- Born: November 28, 1964 Zaire
- Died: October 2023 (aged 58)
- Occupations: Opera singer, Television actor

= Réjane Magloire =

Congolese–American singer, model, and actress (1964–2023)

Réjane Magloire known later professionally as Reggie Magloire (28 November 1964 – October 2023) was a Congolese–American singer, model, and actress.

==Early life and acting career==
Réjane Magloire was born on November 28, 1964, in Likasi, Zaïre (now known as the Democratic Republic of the Congo), but grew up in New York City, United States. She studied Western classical music with heavy emphasis on opera singing. Both her parents are Haitian.

As an actress, Magloire had early exposure on television in commercials and went on to play Samantha, a member of the Short Circus, on the TV series The Electric Company from 1975 to the end of production in 1977 (she replaced Melanie Henderson). PBS stations continued airing reruns of The Electric Company through 1985.

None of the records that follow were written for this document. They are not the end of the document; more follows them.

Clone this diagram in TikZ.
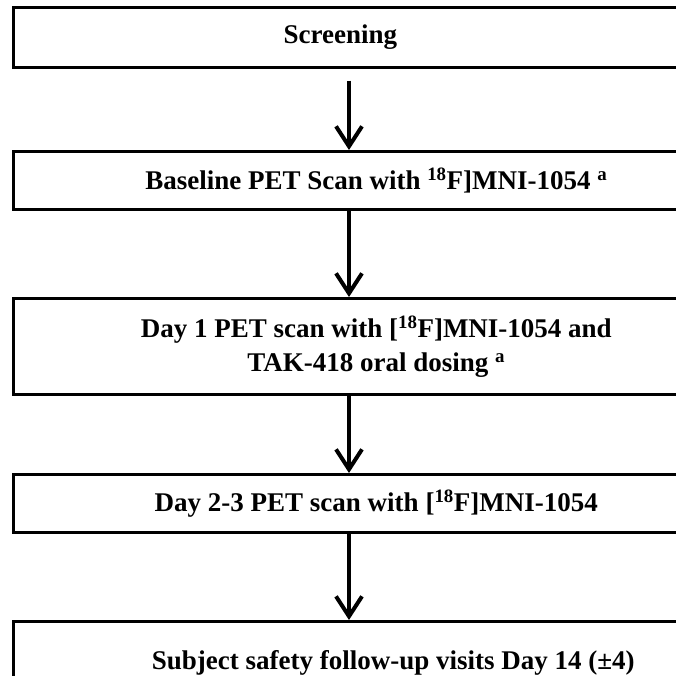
\documentclass[tikz,border=0pt]{standalone}
\usepackage{fontspec}
\setmainfont{Liberation Serif}
\usetikzlibrary{positioning,arrows.meta}

\begin{document}
\begin{tikzpicture}[
  x=1pt, y=-1pt,
  font=\bfseries\fontsize{27}{34}\selectfont,
  stage/.style={rectangle, draw=black, line width=2.6pt, minimum width=726pt,
                inner sep=0pt, fill=white, align=center, anchor=north west},
  flow/.style={-{Straight Barb[length=20pt,width=26pt]}, line width=4pt}
]
\useasboundingbox (0,0) rectangle (676,676);
\clip (0,0) rectangle (676,676);
\coordinate (axis) at (349,0);

\node[stage, minimum height=60pt] (scr)  at (12,6)   {\hspace*{-72pt}Screening};
\node[stage, minimum height=58pt] (base) at (12,150) {Baseline PET Scan with \textsuperscript{18}F]MNI-1054 \textsuperscript{a}};
\node[stage, minimum height=96pt] (day1) at (12,297) {Day 1 PET scan with [\textsuperscript{18}F]MNI-1054 and \\ TAK-418 oral dosing \textsuperscript{a}};
\node[stage, minimum height=58pt] (day2) at (12,473) {Day 2-3 PET scan with [\textsuperscript{18}F]MNI-1054};
\node[stage, minimum height=84pt] (fup)  at (12,620) {\hspace*{34pt}Subject safety follow-up visits Day 14 (±4)};

\draw[flow] ([yshift=-12pt]scr.south -| axis) -- (base.north -| axis);
\draw[flow] (base.south -| axis) -- (day1.north -| axis);
\draw[flow] (day1.south -| axis) -- (day2.north -| axis);
\draw[flow] (day2.south -| axis) -- (fup.north -| axis);
\end{tikzpicture}
\end{document}
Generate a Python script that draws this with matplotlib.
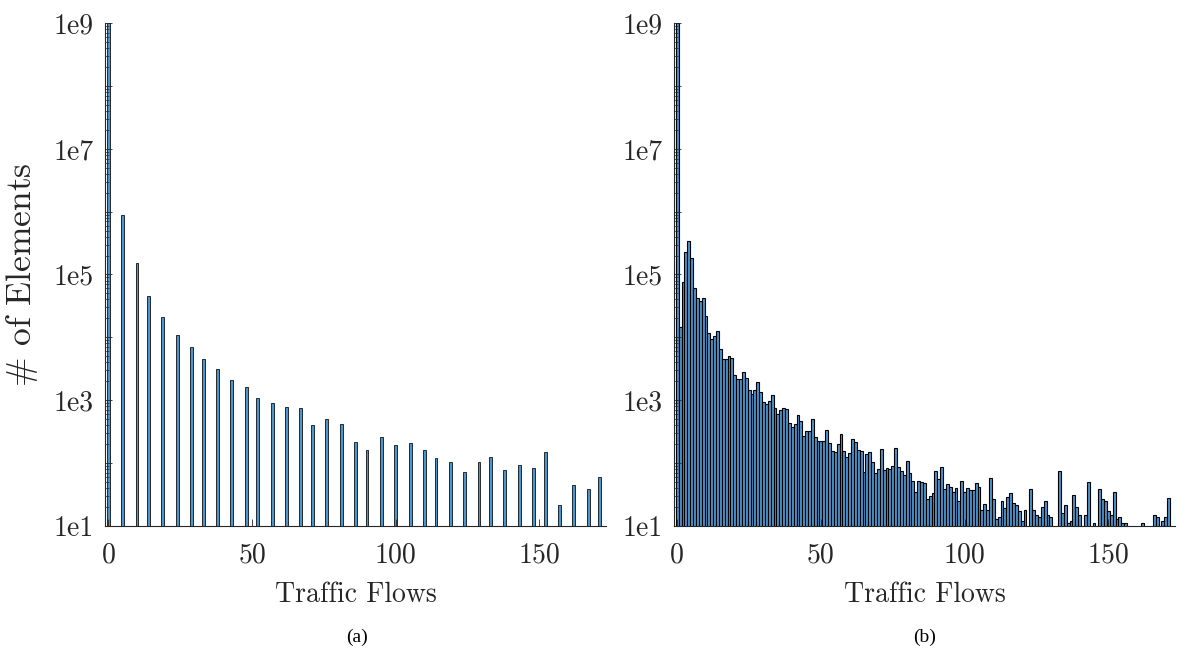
import matplotlib
matplotlib.use('Agg')
import matplotlib.pyplot as plt
import numpy as np
from matplotlib.ticker import LogLocator, NullFormatter

# (a) histogram: only a few bins are filled
flows_a = [0, 5, 10, 14, 19, 24, 29, 33, 38, 43, 48, 52, 57, 62, 67, 71, 76, 81,
           86, 90, 95, 100, 105, 110, 114, 119, 124, 129, 133, 138, 143, 148,
           152, 157, 162, 167, 171]
counts_a = [1e9, 8.9e5, 1.55e5, 4.6e4, 2.1e4, 1.1e4, 7.1e3, 4.5e3, 3.1e3, 2.1e3,
            1.6e3, 1.09e3, 910, 773, 743, 406, 509, 421, 215, 160, 258, 195, 210,
            158, 118, 104, 72, 102, 124, 76, 91, 84, 149, 21, 45, 39, 60]

# (b) histogram: one bin per flow count 0..171
counts_b = [1e9, 1.48e4, 7.5e4, 2.25e5, 3.37e5, 1.83e5, 6.2e4, 4.17e4, 3.73e4, 4.17e4,
            2.15e4, 1.16e4, 9.4e3, 1.05e4, 1.27e4, 6.5e3, 4.45e3, 4.56e3, 5.1e3, 4.73e3,
            2.48e3, 2.16e3, 2.16e3, 2.83e3, 2.24e3, 1.45e3, 1.23e3, 1.46e3, 1.96e3, 1.33e3,
            931, 865, 977, 1190, 748, 600, 695, 757, 721, 437,
            368, 421, 571, 458, 268, 326, 326, 493, 255, 226,
            226, 226, 330, 210, 155, 147, 202, 292, 153, 122,
            144, 237, 215, 162, 156, 72, 138, 149, 102, 70,
            80, 166, 76, 83, 79, 88, 175, 85, 74, 63,
            107, 68, 51, 34, 51, 50, 48, 27, 30, 33,
            74, 55, 87, 38, 46, 41, 35, 40, 25, 52,
            35, 40, 37, 37, 47, 41, 18, 22, 18, 57,
            27, 13, 14, 25, 19, 29, 33, 23, 21, 17,
            12, 18, 0, 38, 18, 15, 14, 20, 25, 15,
            14, 0, 0, 74, 16, 21, 11, 12, 31, 20,
            15, 0, 15, 49, 0, 11, 0, 38, 27, 25,
            17, 15, 35, 13, 14, 11, 11, 0, 0, 0,
            0, 0, 11, 0, 0, 0, 15, 14, 0, 12,
            14, 28]
flows_b = np.arange(len(counts_b))

ytick_labels = ['1e1', '', '1e3', '', '1e5', '', '1e7', '', '1e9']
xtick_vals = [0, 50, 100, 150]

plt.rcParams['font.family'] = 'serif'
plt.rcParams['font.serif'] = ['cmr10']
plt.rcParams['mathtext.fontset'] = 'cm'
plt.rcParams['axes.unicode_minus'] = False
plt.rcParams['axes.formatter.use_mathtext'] = True

face = '#4d95cb'
txt = '#262626'

fig = plt.figure(figsize=(11.85, 6.51), dpi=100)
ax1 = fig.add_axes([0.0885, 0.1925, 0.4232, 0.7717])
ax2 = fig.add_axes([0.5686, 0.1925, 0.4232, 0.7717])


def style(ax):
    ax.set_yscale('log')
    ax.set_ylim(10, 1e9)
    ax.set_xlim(-1.2, 173.3)
    ax.spines['top'].set_visible(False)
    ax.spines['right'].set_visible(False)
    for s in ['left', 'bottom']:
        ax.spines[s].set_color(txt)
        ax.spines[s].set_linewidth(0.8)
    ax.set_yticks([10.0 ** k for k in range(1, 10)])
    ax.set_yticklabels(ytick_labels)
    ax.yaxis.set_minor_locator(LogLocator(base=10, subs=np.arange(2, 10), numticks=20))
    ax.yaxis.set_minor_formatter(NullFormatter())
    ax.set_xticks(xtick_vals)
    ax.set_xticklabels([str(v) for v in xtick_vals])
    ax.tick_params(which='major', direction='in', length=5, width=0.6, colors=txt,
                   labelsize=20, pad=8)
    ax.tick_params(axis='x', pad=12)
    ax.tick_params(which='minor', direction='in', length=3, width=0.5, colors=txt)
    ax.set_xlabel('Traffic Flows', fontsize=20, color=txt, labelpad=9)


ax1.bar(flows_a, counts_a, width=1.0, color=face, edgecolor='black', linewidth=0.55)
ax2.bar(flows_b, counts_b, width=1.0, color=face, edgecolor='black', linewidth=0.8)
style(ax1)
style(ax2)

fig.text(22 / 1185, 0.578, r'$\#$ of Elements', rotation=90, ha='center', va='center',
         fontsize=25.5, color=txt)

fig.text(0.3013, 0.0215, '(a)', ha='center', va='center', fontsize=14,
         family='Liberation Serif')
fig.text(0.7805, 0.0215, '(b)', ha='center', va='center', fontsize=14,
         family='Liberation Serif')

fig.savefig('out.png', dpi=100)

She was also featured in Wilma, a 1977 made for TV biopic about Wilma Rudolph, as the young athlete, opposite Denzel Washington, in his very first film appearance.

==Musical career==

Magloire was a member of the 1980s band, Indeep, which scored a charting success with their debut single, “Last Night a D.J. Saved My Life”, for which she was one of the two lead singers. Mariah Carey later covered that single.

She was a member of the Technotronic from 1991, both as a singer and producer, which was best known for its dance singles. Technotronic released its second studio album Body to Body, which featured as their new main vocalist Reggie (Magloire under her new stage name). Reggie provided vocals for six tracks on the album. Body to Body was a top 40 hit album in three countries: Austria (Ö3 Austria), Switzerland (Schweizer Hitparade), and the United Kingdom (UK Albums OCC), where it peaked at 27 and charted for four weeks. The lead single from that LP, “Move That Body,” was sung by Magloire (as Reggie), and became a top 10 hit in several European countries, including Denmark, Finland, Ireland, and Switzerland, but not the United States. Nonetheless, her singing was lauded by James Hamilton from the British Music Week, who described the track as a "girl rapped pop canterer".

==Death==
In March 2024, it was revealed that Magloire had died of a heart attack in October 2023 in Cambodia.